Last Updated on January 13, 2019
Unless the space where you’re shooting has large windows that let in natural light, chances are you will be dealing with an assortment of lighting. Photographs taken indoors have a tendency to look all wrong, which is why indoor photography can leave you feeling frustrated. However, there is always a fix to photography problems. Here are some indoor photography tips you can put to good use:
Learn how to manually set white balance
The goal of white balance is to get a close approximation of what your eyes see and represent that in a photograph. Sure, your camera comes with a couple of preset white balance modes, but they only work if you are dead certain of your lighting.
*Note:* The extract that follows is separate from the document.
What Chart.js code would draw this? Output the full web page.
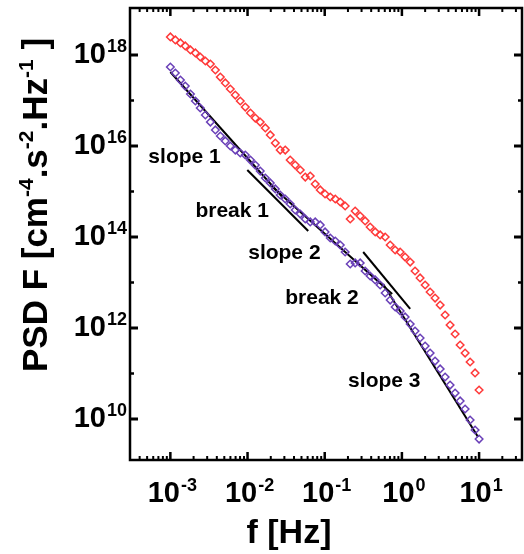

Since that will not always be the case, it is important that you know how to customize white balance. Plus, manually setting white balance saves you time doing post-processing work.
You can customize white balance by using an 18% gray card. Fill the frame with it and take a photo. Check the exposure using the histogram feature, which should have a solid spike in the middle. You can then set that image as the custom white balance.
Avoid using the on-camera flash
As tempting as it is to use on-camera flash to “improve” the output, doing so creates a washed out look. But if you really do need to use flash, opt for a hotshoe-mounted flash instead. For best results, bounce or diffuse the flash to get the best results. Then again, a lot of the newer cameras these days have really high ISO ranges so they tend to perform well even in low-light situations.
Get the composition right
Look at elements you can make use of when indoors. For instance, lines abound when shooting in a subway station which allows you to “lead” viewers in many different ways. So whenever you’re shooting indoors, first take a good look at the architectural lines that you can incorporate into your photos. Doing so allows you to create photos with really strong composition.
Use judgment when it comes to the small details
It’s difficult to meticulously arrange things when there is only a certain amount of time allotted for an indoor shoot. Will your photo look better if one of the picture frames is crooked or should go straighten it out before taking a photo? Should there be a pen and paper on the desk for a portrait shot? If it doesn’t make sense for items to be there then it’s best to quickly remove them from the shot.
Be very careful with reflective materials
Sometimes, they are fixed features that you have to deal with. Luckily, a circular polarizer can solve any woes related to reflective and glass objects. You might have to open up the aperture or increase the ISO to get the results you want. Plus, make sure that you don’t appear in the reflection of shiny items.
Indoor photography can be a challenge, so hopefully the tips presented here can help you practice and become even better.